Answering the Hardest Question in Economics
Now I get it.
Source: Bettmann/getty imagesXavier Gabaix, a New York University economist who gets far less attention than he should, has written what might prove to be the most interesting macroeconomic theory paper in years. The title, “A Behavioral New Keynesian Model,” isn't exactly exciting and the paper is still incomplete, but it might help resolve the most important and difficult macroeconomic debate in academia today -- whether low interest rates cause inflation, deflation or neither. And it might signal a sea change in the way macroeconomic theory gets done.
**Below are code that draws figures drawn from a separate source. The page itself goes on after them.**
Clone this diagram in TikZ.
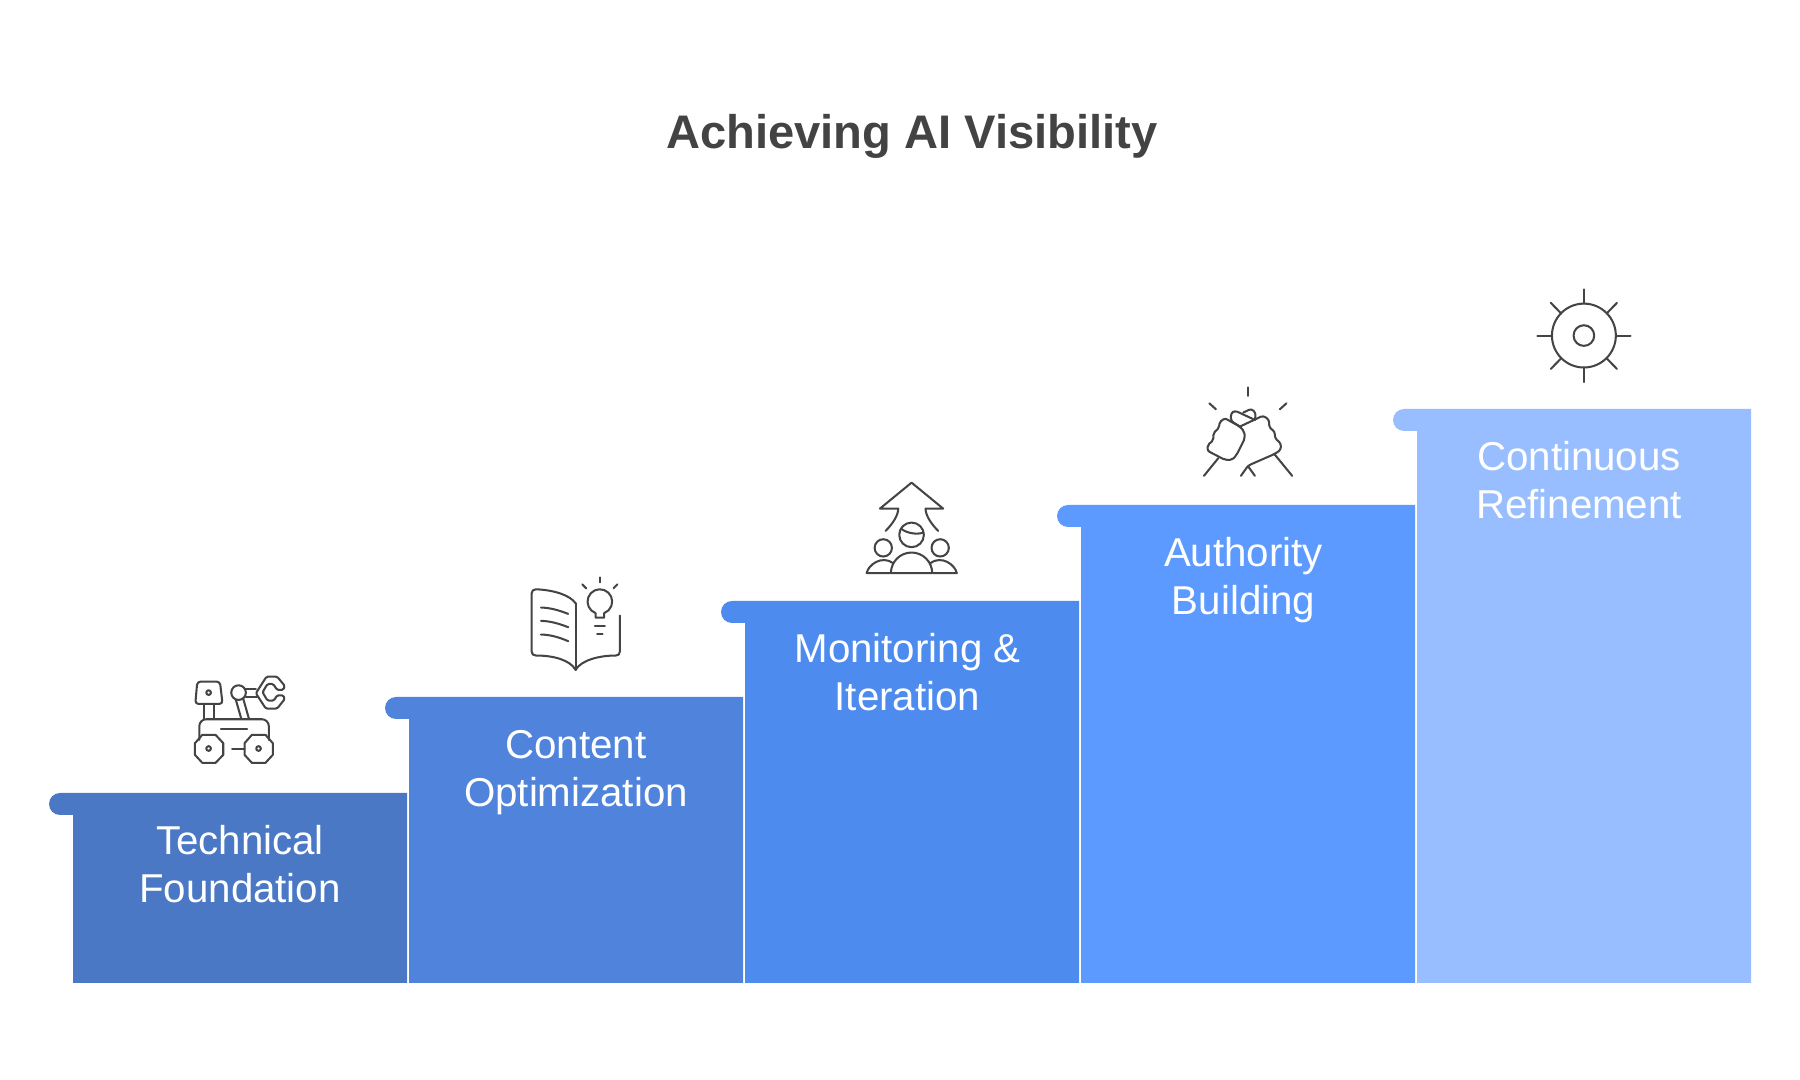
\documentclass[tikz,border=0pt]{standalone}
\usepackage{fontspec}
\setmainfont{Liberation Sans}
\usetikzlibrary{positioning}
\definecolor{stepa}{HTML}{4A78C4}
\definecolor{stepb}{HTML}{5084DC}
\definecolor{stepc}{HTML}{4D8BEF}
\definecolor{stepd}{HTML}{5C9AFF}
\definecolor{stepe}{HTML}{98BEFF}
\definecolor{icongray}{HTML}{444444}
\definecolor{titlegray}{HTML}{434343}
\tikzset{
  steplabel/.style={text=white,align=center,inner sep=0pt,anchor=north,
    font=\fontsize{11.45}{13.7}\selectfont},
  iconline/.style={draw=icongray,line width=.58pt,line join=round,line cap=round},
  iconscale/.style={x=.003333cm,y=-.003333cm},
}
\begin{document}
\begin{tikzpicture}[x=.01cm,y=-.01cm]
\useasboundingbox (0,0) rectangle (1800,1080);

\node[text=titlegray,inner sep=0pt,font=\fontsize{13.4}{16}\selectfont\bfseries] (title) at (912,136) {Achieving AI Visibility};

% the steps
\foreach \xl/\ytop/\col in {73/793/stepa,409/697/stepb,745/601/stepc,1081/505/stepd,1417/409/stepe}{
\fill[\col] (\xl,\ytop+22) -- ++(-13,0) arc [radius=11, start angle=90, end angle=270] -- (\xl+334,\ytop) -- (\xl+334,983) -- (\xl,983) -- cycle;
}

\node[steplabel] (technical) at (240,824.5) {Technical\\Foundation};
\node[steplabel] (content) at (576,729.5) {Content\\Optimization};
\node[steplabel] (monitoring) at (907.5,632.5) {Monitoring \&\\Iteration};
\node[steplabel] (authority) at (1243.5,536.5) {Authority\\Building};
\node[steplabel] (continuous) at (1579,440.5) {Continuous\\Refinement};

% rover
\begin{scope}[shift={(170,660)},iconscale,iconline]
\draw[rounded corners=.9pt] (82,65) -- (150,65) -- (158,132) -- (76,132) -- cycle;
\draw (116,98) circle (7);
\draw (103,133) -- (103,178);
\draw (131,133) -- (131,178);
\draw[rounded corners=2pt] (88,240) -- (88,178) -- (297,178) -- (297,240);
\draw (153,207) -- (232,207);
\draw (97,225) -- (137,225) -- (160,250) -- (160,285) -- (137,309) -- (97,309) -- (75,285) -- (75,250) -- cycle;
\draw (116,266) circle (7);
\draw (246,225) -- (287,225) -- (309,250) -- (309,285) -- (287,309) -- (246,309) -- (224,285) -- (224,250) -- cycle;
\draw (266,266) circle (7);
\draw (187,266) -- (224,266);
\draw (206,98) circle (22);
\draw (198,120) -- (214,176);
\draw (220,116) -- (237,176);
\draw (225,88) -- (258,88);
\draw (228,110) -- (262,110);
\draw[rounded corners=.4pt] (290,50) -- (322,50) -- (345,78) -- (340,90) -- (322,90) -- (310,72) -- (293,72) -- (278,97) -- (293,122) -- (312,122) -- (322,106) -- (340,106) -- (345,117) -- (322,146) -- (288,146) -- (258,100) -- cycle;
\end{scope}

% book
\begin{scope}[shift={(510,565)},iconscale,iconline]
\draw (197,115) .. controls (180,90) and (130,75) .. (78,73) .. controls (70,73) and (65,78) .. (65,85) -- (65,260) .. controls (65,268) and (70,272) .. (78,272) .. controls (130,272) and (180,285) .. (197,315) .. controls (215,285) and (270,272) .. (318,272) .. controls (326,272) and (330,268) .. (330,260) -- (330,152);
\draw (197,115) -- (197,315);
\draw (93,128) .. controls (120,128) and (150,137) .. (175,147);
\draw (93,168) .. controls (120,168) and (150,177) .. (175,187);
\draw (93,209) .. controls (120,209) and (150,218) .. (175,229);
\draw (257,144.6) arc [radius=37, start angle=110.6, end angle=429.4] -- (283,158) -- (257,158) -- cycle;
\draw (255,182) -- (285,182);
\draw (262,207) -- (278,207);
\draw (270,37) -- (270,52);
\draw (217,58) -- (229,70);
\draw (323,58) -- (311,70);
\end{scope}

% people and arrow
\begin{scope}[shift={(840,470)},iconscale,iconline]
\draw (137,183) .. controls (160,160) and (175,135) .. (175,116) -- (120,116) -- (215,38) -- (310,116) -- (257,116) .. controls (257,135) and (272,160) .. (295,183);
\draw (215,195) circle (37);
\draw (183,176) .. controls (200,190) and (230,195) .. (251,188);
\draw (130,234) circle (26);
\draw (301,234) circle (26);
\draw (153,310) arc [radius=62, start angle=180, end angle=360] -- cycle;
\draw (150,310) -- (80,310) .. controls (85,285) and (125,255) .. (160,280);
\draw (280,310) -- (351,310) .. controls (346,285) and (306,255) .. (271,280);
\end{scope}

% handshake
\begin{scope}[shift={(1175,375)},iconscale,iconline]
\draw (219,37) -- (219,63);
\draw (103,85) -- (123,103);
\draw (335,85) -- (315,103);
\draw[rounded corners=.6pt] (195,155) -- (150,130) -- (133,142) -- (133,158) -- (115,175) -- (115,197) -- (98,210) -- (98,228) -- (150,255) -- (172,255) -- (185,240) -- (210,190) -- (208,170) -- cycle;
\draw[rounded corners=.8pt] (195,155) -- (168,138) -- (168,115) -- (180,107) -- (240,135);
\draw[rounded corners=.8pt] (205,113) -- (230,101) -- (243,115) -- (240,135);
\draw[rounded corners=.8pt] (195,155) -- (265,122) -- (283,135) -- (283,158) -- (300,170) -- (300,190) -- (318,205) -- (318,225) -- (300,237) -- (220,272) -- (198,303);
\draw (220,275) -- (240,303);
\draw (130,250) -- (87,303);
\draw (298,237) -- (352,303);
\end{scope}

% gear
\begin{scope}[shift={(1510,275)},iconscale,iconline]
\draw (222,182) circle (96);
\draw (222,182) circle (31);
\draw (222,43) -- (222,86);
\draw (222,278) -- (222,322);
\draw (82,182) -- (126,182);
\draw (318,182) -- (362,182);
\draw (123,84) -- (154,116);
\draw (321,84) -- (290,116);
\draw (123,282) -- (154,250);
\draw (321,282) -- (290,250);
\end{scope}

\end{tikzpicture}
\end{document}
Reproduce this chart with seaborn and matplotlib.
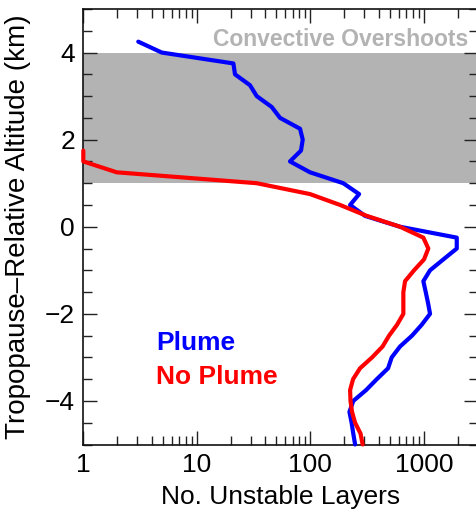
import numpy as np
import pandas as pd
import matplotlib
matplotlib.use("Agg")
import matplotlib.pyplot as plt
import seaborn as sns
from matplotlib.ticker import LogLocator, NullFormatter, FixedLocator, MultipleLocator

# --- data ---
plume_alt = [4.25, 4.0, 3.75, 3.5, 3.25, 3.0, 2.75, 2.5, 2.25, 2.0, 1.75, 1.5, 1.25, 1.0,
             0.75, 0.5, 0.25, 0.0, -0.25, -0.5, -0.75, -1.0, -1.25, -1.5, -1.75, -2.0,
             -2.25, -2.5, -2.75, -3.0, -3.25, -3.5, -3.75, -4.0, -4.25, -4.5, -4.75, -5.0]
plume_n = [3.05, 4.91, 21.0, 21.7, 29.4, 33.7, 45.7, 54.1, 81.2, 85.7, 82.8, 66.2, 99.4, 195,
           269, 224, 303, 617, 1950, 1950, 1485, 1134, 990, 1039, 1089, 1134,
           958, 787, 617, 521, 484, 385, 310, 239, 221, 231, 239, 248]

noplume_alt = [1.75, 1.5, 1.25, 1.0, 0.75, 0.5, 0.25, 0.0, -0.25, -0.5, -0.75, -1.0, -1.25,
               -1.5, -1.75, -2.0, -2.25, -2.5, -2.75, -3.0, -3.25, -3.5, -3.75, -4.0,
               -4.25, -4.5, -4.75, -5.0]
noplume_n = [1.0, 1.0, 1.97, 33.7, 99.4, 183, 314, 617, 990, 1095, 1004, 820, 683,
             660, 660, 660, 581, 494, 433, 350, 274, 238, 224, 226,
             233, 248, 277, 289]

overshoot_band = (1.0, 4.0)
x_ticks = [1, 10, 100, 1000]
y_ticks = [-4, -2, 0, 2, 4]

df = pd.concat([
    pd.DataFrame({"alt": plume_alt, "n": plume_n, "case": "Plume"}),
    pd.DataFrame({"alt": noplume_alt, "n": noplume_n, "case": "No Plume"}),
], ignore_index=True)

sns.set_style("ticks")
plt.rcParams["font.family"] = ["Liberation Sans", "DejaVu Sans"]
plt.rcParams["text.color"] = "black"
plt.rcParams["axes.labelcolor"] = "black"
plt.rcParams["xtick.color"] = "black"
plt.rcParams["ytick.color"] = "black"

W, H = 476, 514
fig = plt.figure(figsize=(W / 100, H / 100), dpi=100)
left, right, top, bottom = 83.3, 478.0, 9.0, 444.5
ax = fig.add_axes([left / W, 1 - bottom / H, (right - left) / W, (bottom - top) / H])

ax.axhspan(*overshoot_band, color="#b3b3b3", lw=0, zorder=0)

sns.lineplot(data=df, x="n", y="alt", hue="case", palette={"Plume": "#0000ff", "No Plume": "#ff0000"},
             sort=False, estimator=None, lw=3.0, legend=False, ax=ax, zorder=3)
for ln in ax.lines:
    ln.set_clip_on(False)

ax.set_xscale("log")
ax.set_xlim(1, 3000)
ax.set_ylim(-5, 5)

ax.xaxis.set_major_locator(FixedLocator(x_ticks))
ax.set_xticklabels([str(t) for t in x_ticks])
ax.xaxis.set_minor_locator(LogLocator(base=10, subs=np.arange(2, 10)))
ax.xaxis.set_minor_formatter(NullFormatter())
ax.yaxis.set_major_locator(FixedLocator(y_ticks))
ax.set_yticklabels([("\u2212" if t < 0 else "") + str(abs(t)) for t in y_ticks])
ax.yaxis.set_minor_locator(MultipleLocator(0.5))

ax.tick_params(which="both", direction="in", top=True, right=True, color="#222222", width=1.0,
               labelsize=19, pad=6, labelcolor="black")
ax.tick_params(which="major", length=10)
ax.tick_params(which="minor", length=6.5)
for s in ax.spines.values():
    s.set_linewidth(1.2)
    s.set_color("#111111")
    s.set_zorder(2.5)

ax.set_xlabel("No. Unstable Layers", fontsize=19, labelpad=6, color="black")
ax.set_ylabel("Tropopause\u2013Relative Altitude (km)", fontsize=20, labelpad=10, color="black")

ax.text(0.975, 0.929, "Convective Overshoots", transform=ax.transAxes, ha="right", va="center",
        fontsize=16.5, fontweight="bold", color="#b3b3b3")
ax.text(0.184, 0.233, "Plume", transform=ax.transAxes, ha="left", va="center",
        fontsize=19, fontweight="bold", color="#0000ff")
ax.text(0.184, 0.155, "No Plume", transform=ax.transAxes, ha="left", va="center",
        fontsize=19, fontweight="bold", color="#ff0000")

fig.savefig("out.png", dpi=100)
Traditionally, macroeconomists have believed that low interest rates encourage inflation. But first Japan, and now the U.S. and Europe have kept rates low for years now, and inflation has stayed stubbornly low. A radical group of macroeconomists, including Stephen Williamson of the Federal Reserve Bank of St. Louis and John Cochrane of the Hoover Institution, have introduced a new theory called Neo-Fisherism, which says that a long period of low interest rates actually holds prices down instead of pushing them up. Williamson and Cochrane have both repeatedly stressed that New Keynesian models -- the most mainstream type of macroeconomic theory -- can easily yield the Neo-Fisherian result instead of the traditional view. One problem is that the standard models are often ambiguous -- they offer a number of possible, radically different outcomes for the economy, with no way to tell which will happen.